Datadog a déjà été agressif dans l’expansion de ses activités par le biais d’acquisitions, rappelle Jim Mercer d’IDC. Il a réalisé 10 rachats au cours des cinq dernières années.

« Aucune d’entre elles n’a été aussi importante que GitLab », rappelle l’analyste. « GitLab conférerait à Datadog une forte présence auprès des développeurs et pourrait lui permettre de devenir un acteur beaucoup plus important. Cela lui permettrait de contrôler à la fois le côté développement et le côté exploitation du pipeline DevOps ».

Par ailleurs, un ingénieur logiciel senior qui a travaillé avec GitLab dans plusieurs entreprises s’est dit sceptique quant à l’éventualité d’une transaction et, le cas échéant, quant au fait que Datadog en soit l’acquéreur.

Selon lui, Google serait l’acquéreur le plus logique compte tenu de son partenariat existant avec GitLab. L’ingénieur logiciel a requis l’anonymat, car il n’est pas autorisé à représenter son employeur actuel dans la presse. À titre d’exemple, il mentionne l’intégration de GitLab avec les modèles d’IA générative de Google et celle de Vertex AI avec son assistant d’IA GitLab Duo comme exemples de leur relation étroite.

Mais de nombreux clients de GitLab le choisissent en raison de ses contrôles de sécurité et de confidentialité pour les entreprises. Et le fait qu’il est maintenu jusqu’à présent des solutions SaaS et on premise (une option populaire chez les clients français de GitLab N.D.L.R.) pourrait entrer en conflit avec les habitudes des acteurs comme Datadog (adepte du replatforming) et (dans une moindre mesure) de Google Cloud, considère l’ingénieur logiciel.

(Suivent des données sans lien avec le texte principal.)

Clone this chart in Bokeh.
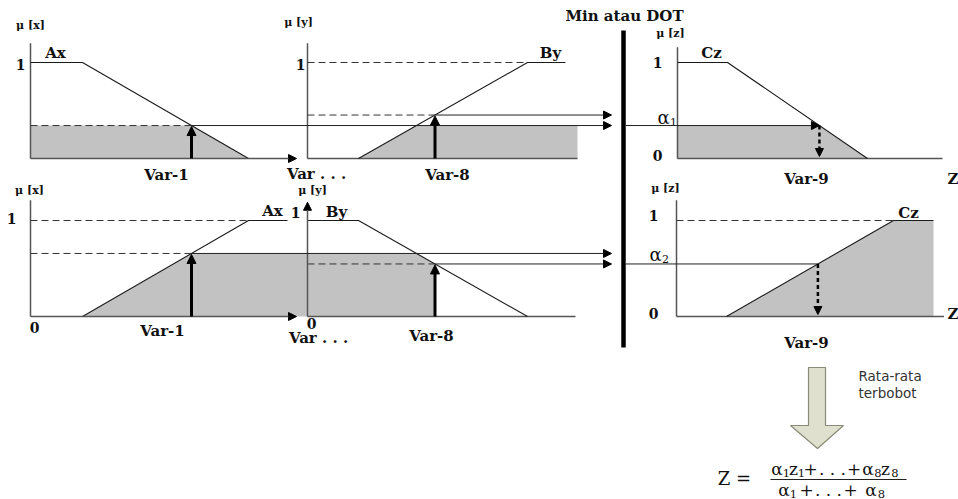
import numpy as np
from bokeh.plotting import figure
from bokeh.models import Range1d, Arrow, NormalHead, ColumnDataSource
from bokeh.core.properties import value
from bokeh.embed import file_html
from bokeh.resources import INLINE

# ---------------- data (membership functions, inputs) ----------------
ax1_x = [0, 20.8, 87.2]
ax1_mu = [1, 1, 0]
by1_x = [20.4, 88.0, 103.2]
by1_mu = [0, 1, 1]
cz1_x = [0, 20.0, 76.0]
cz1_mu = [1, 1, 0]
ax2_x = [20.8, 87.2, 102.8]
ax2_mu = [0, 1, 1]
by2_x = [0, 20.4, 88.0]
by2_mu = [1, 1, 0]
cz2_x = [20.0, 86.8, 102.8]
cz2_mu = [0, 1, 1]
var1_input = 64.4
var8_input = 51.0

# ---------------- layout (panel origins in page pixels) ----------------
SCALE = 2.5      # px per variable unit
MU_H = 96.0      # px for membership 1
PANEL = {"p1": (30, 158), "p2": (307, 158), "p3": (677, 158),
         "p4": (30, 316), "p5": (307, 316), "p6": (676, 316)}
AXLEN = {"p1": 106.4, "p2": 108.0, "p3": 106.0, "p4": 106.4, "p5": 107.2, "p6": 107.0}
AXTOP = {"p1": 1.2, "p2": 1.2, "p3": 1.16, "p4": 1.21, "p5": 1.19, "p6": 1.21}


def X(pn, u):
    return PANEL[pn][0] + np.asarray(u, dtype=float) * SCALE


def Y(pn, m):
    return PANEL[pn][1] - np.asarray(m, dtype=float) * MU_H


# derived inference values
a1 = float(np.interp(var1_input, ax1_x, ax1_mu))
b1 = float(np.interp(var8_input, by1_x, by1_mu))
a2 = float(np.interp(var1_input, ax2_x, ax2_mu))
b2 = float(np.interp(var8_input, by2_x, by2_mu))
alpha1 = min(a1, b1)
alpha2 = min(a2, b2)
z1 = float(np.interp(alpha1, [cz1_mu[2], cz1_mu[1]], [cz1_x[2], cz1_x[1]]))
z2 = float(np.interp(alpha2, [cz2_mu[0], cz2_mu[1]], [cz2_x[0], cz2_x[1]]))

p = figure(width=958, height=499, x_range=Range1d(0, 958), y_range=Range1d(499, 0),
           output_backend="svg", toolbar_location=None, min_border=0,
           x_axis_location=None, y_axis_location=None)
p.grid.visible = False
p.outline_line_color = None
p.background_fill_color = "white"

GRAY = "#c2c2c2"

# ---------------- gray fills ----------------
xc = float(np.interp(alpha1, [ax1_mu[2], ax1_mu[1]], [ax1_x[2], ax1_x[1]]))
p.patch(list(X("p1", [0, 0, xc, ax1_x[2]])), list(Y("p1", [0, alpha1, alpha1, 0])),
        fill_color=GRAY, line_color=None)
xc2 = float(np.interp(alpha1, [by1_mu[0], by1_mu[1]], [by1_x[0], by1_x[1]]))
p.patch(list(X("p2", [by1_x[0], xc2, AXLEN["p2"], AXLEN["p2"]])), list(Y("p2", [0, alpha1, alpha1, 0])),
        fill_color=GRAY, line_color=None)
p.patch(list(X("p3", [0, 0, z1, cz1_x[2]])), list(Y("p3", [0, alpha1, alpha1, 0])),
        fill_color=GRAY, line_color=None)
xc5 = float(np.interp(a2, [by2_mu[2], by2_mu[1]], [by2_x[2], by2_x[1]]))
gx = list(X("p4", [ax2_x[0], var1_input])) + list(X("p5", [xc5, var8_input, var8_input]))
gy = list(Y("p4", [0, a2])) + list(Y("p5", [a2, b2, 0]))
p.patch(gx, gy, fill_color=GRAY, line_color=None)
p.patch(list(X("p6", cz2_x + [cz2_x[-1]])), list(Y("p6", cz2_mu + [0])),
        fill_color=GRAY, line_color=None)

AXC = "#555555"
# ---------------- axes ----------------
for pn in PANEL:
    ox, base = PANEL[pn]
    if pn != "p5":
        p.line([ox, ox], [base, float(Y(pn, AXTOP[pn]))], line_color=AXC, line_width=1.5)
    if pn not in ("p1", "p4"):
        p.line([ox, float(X(pn, AXLEN[pn]))], [base, base], line_color=AXC, line_width=1.5)

for pn in ("p1", "p4"):
    ox, base = PANEL[pn]
    p.add_layout(Arrow(end=NormalHead(size=8, line_color="black", fill_color="black"), line_color=AXC,
                       line_width=1.5, x_start=ox, y_start=base,
                       x_end=float(X(pn, AXLEN[pn])), y_end=base))
ox5, base5 = PANEL["p5"]
p.add_layout(Arrow(end=NormalHead(size=8, line_color="black", fill_color="black"), line_color=AXC,
                   line_width=1.5, x_start=ox5, y_start=base5, x_end=ox5,
                   y_end=float(Y("p5", AXTOP["p5"]))))

# ---------------- membership functions ----------------
for pn, xs, ms in (("p1", ax1_x, ax1_mu), ("p2", by1_x, by1_mu), ("p3", cz1_x, cz1_mu),
                   ("p4", ax2_x, ax2_mu), ("p5", by2_x, by2_mu), ("p6", cz2_x, cz2_mu)):
    p.line(list(X(pn, xs)), list(Y(pn, ms)), line_color="#1a1a1a", line_width=1.1)

DASH = "7 4"
for pn, x_end in (("p2", by1_x[1]), ("p4", ax2_x[1]), ("p6", cz2_x[1])):
    p.line([PANEL[pn][0], float(X(pn, x_end))], [float(Y(pn, 1))] * 2,
           line_color="#333333", line_width=1, line_dash=DASH)
for pn, u, m in (("p1", var1_input, a1), ("p2", var8_input, b1),
                 ("p4", var1_input, a2), ("p5", var8_input, b2)):
    p.line([PANEL[pn][0], float(X(pn, u))], [float(Y(pn, m))] * 2,
           line_color="#333333", line_width=1, line_dash=DASH)

# horizontal arrows to the Min bar
ARROW_TIP = 611
for pn, u, m in (("p1", var1_input, a1), ("p2", var8_input, b1),
                 ("p4", var1_input, a2), ("p5", var8_input, b2)):
    yy = float(Y(pn, m))
    p.add_layout(Arrow(end=NormalHead(size=8, line_color="black", fill_color="black"),
                       line_color="#222222", line_width=1,
                       x_start=float(X(pn, u)), y_start=yy, x_end=ARROW_TIP, y_end=yy))

# input arrows (thick, upward)
for pn, u, m in (("p1", var1_input, a1), ("p2", var8_input, b1),
                 ("p4", var1_input, a2), ("p5", var8_input, b2)):
    xx = float(X(pn, u))
    p.add_layout(Arrow(end=NormalHead(size=9, line_color="black", fill_color="black"),
                       line_color="black", line_width=3,
                       x_start=xx, y_start=PANEL[pn][1], x_end=xx, y_end=float(Y(pn, m)) + 1))

# Min bar
BAR_X = 623
p.segment(x0=[BAR_X], y0=[30], x1=[BAR_X], y1=[347], line_color="black", line_width=4.5)

# alpha lines into output panels
ya1 = float(Y("p3", alpha1))
p.add_layout(Arrow(end=NormalHead(size=8, line_color="black", fill_color="black"),
                   line_color="#222222", line_width=1,
                   x_start=BAR_X + 2, y_start=ya1, x_end=float(X("p3", z1)), y_end=ya1))
ya2 = float(Y("p6", alpha2))
p.line([BAR_X + 2, float(X("p6", z2))], [ya2, ya2], line_color="#222222", line_width=1)

# dashed down arrows (defuzzified z)
for pn, zz, aa in (("p3", z1, alpha1), ("p6", z2, alpha2)):
    xx = float(X(pn, zz))
    p.add_layout(Arrow(end=NormalHead(size=8, line_color="black", fill_color="black"),
                       line_color="black", line_width=2.5, line_dash="4 3",
                       x_start=xx, y_start=float(Y(pn, aa)), x_end=xx, y_end=PANEL[pn][1] - 2))

# big arrow (weighted average)
bx = [808, 825, 825, 843, 817, 790, 808]
by_ = [367, 367, 425, 425, 448, 425, 425]
p.patch(bx, by_, fill_color="#e0e0cf", line_color="#8a8a78", line_width=1.2)


def put(items, size, font="DejaVu Serif", style="bold", align="center", color="#111111"):
    src = ColumnDataSource(dict(x=[i[0] for i in items], y=[i[1] for i in items],
                                t=[i[2] for i in items]))
    p.text(x="x", y="y", text="t", source=src, text_font=value(font), text_font_size=size,
           text_font_style=style, text_align=align, text_baseline="middle", text_color=color)


put([(30, 25, "μ [x]"), (298, 22, "μ [y]"), (670, 33, "μ [z]"),
     (29, 190, "μ [x]"), (312, 190, "μ [y]"), (665, 188, "μ [z]")], "11px")
put([(55, 52, "Ax"), (550, 52, "By"), (711, 52, "Cz"),
     (272, 210, "Ax"), (336, 211, "By"), (908, 212, "Cz")], "15px")
put([(20, 64, "1"), (300, 64, "1"), (657, 62, "1"), (657, 155, "0"),
     (11, 218, "1"), (34, 327, "0"), (295, 212, "1"), (311, 323, "0"),
     (653, 215, "1"), (653, 313, "0")], "14px")
put([(166, 174, "Var-1"), (316, 173, "Var . . ."), (447, 174, "Var-8"), (806, 178, "Var-9"),
     (162, 330, "Var-1"), (318, 337, "Var . . ."), (431, 335, "Var-8"), (806, 342, "Var-9")], "15px")
put([(947, 178, "Z"), (947, 313, "Z")], "15px", align="left")
put([(624, 15, "Min atau DOT")], "15px")
put([(663, 117, "α"), (655, 254, "α")], "18px", style="normal")
put([(673, 121, "1"), (665, 258, "2")], "11px", style="normal")
put([(858, 375, "Rata-rata"), (858, 392, "terbobot")], "13.5px", font="DejaVu Sans",
    style="normal", align="left", color="#333333")
put([(734, 478, "Z =")], "18px", style="normal")

# weighted-average formula, built from pieces
NUM_Y, DEN_Y = 468, 489
put([(776.5, NUM_Y, "α"), (793, NUM_Y, "z"), (810, NUM_Y, "+"), (832, NUM_Y, ". . ."),
     (853.5, NUM_Y, "+"), (867.5, NUM_Y, "α"), (885, NUM_Y, "z"),
     (783.5, DEN_Y, "α"), (806, DEN_Y, "+"), (828, DEN_Y, ". . ."), (850, DEN_Y, "+"),
     (870.5, DEN_Y, "α")], "17px", style="normal")
put([(786, NUM_Y + 4, "1"), (801, NUM_Y + 4, "1"), (877.5, NUM_Y + 4, "8"), (894.5, NUM_Y + 4, "8"),
     (793, DEN_Y + 4, "1"), (881, DEN_Y + 4, "8")], "11.5px", style="normal")
p.line([770, 906], [479, 479], line_color="#222222", line_width=1)

open("out.html", "w").write(file_html(p, INLINE))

Étant donné qu’il s’agit d’une société cotée en bourse, les dirigeants de GitLab « ont le devoir fiduciaire d’examiner une offre », déclare-t-il. « Mais ils sont dans une bonne position financière, et peut-être que [quelqu’un] a les liquidités nécessaires pour faire une offre folle. Mais à moins que cela ne se produise, je n’y vois pas d’intérêt ».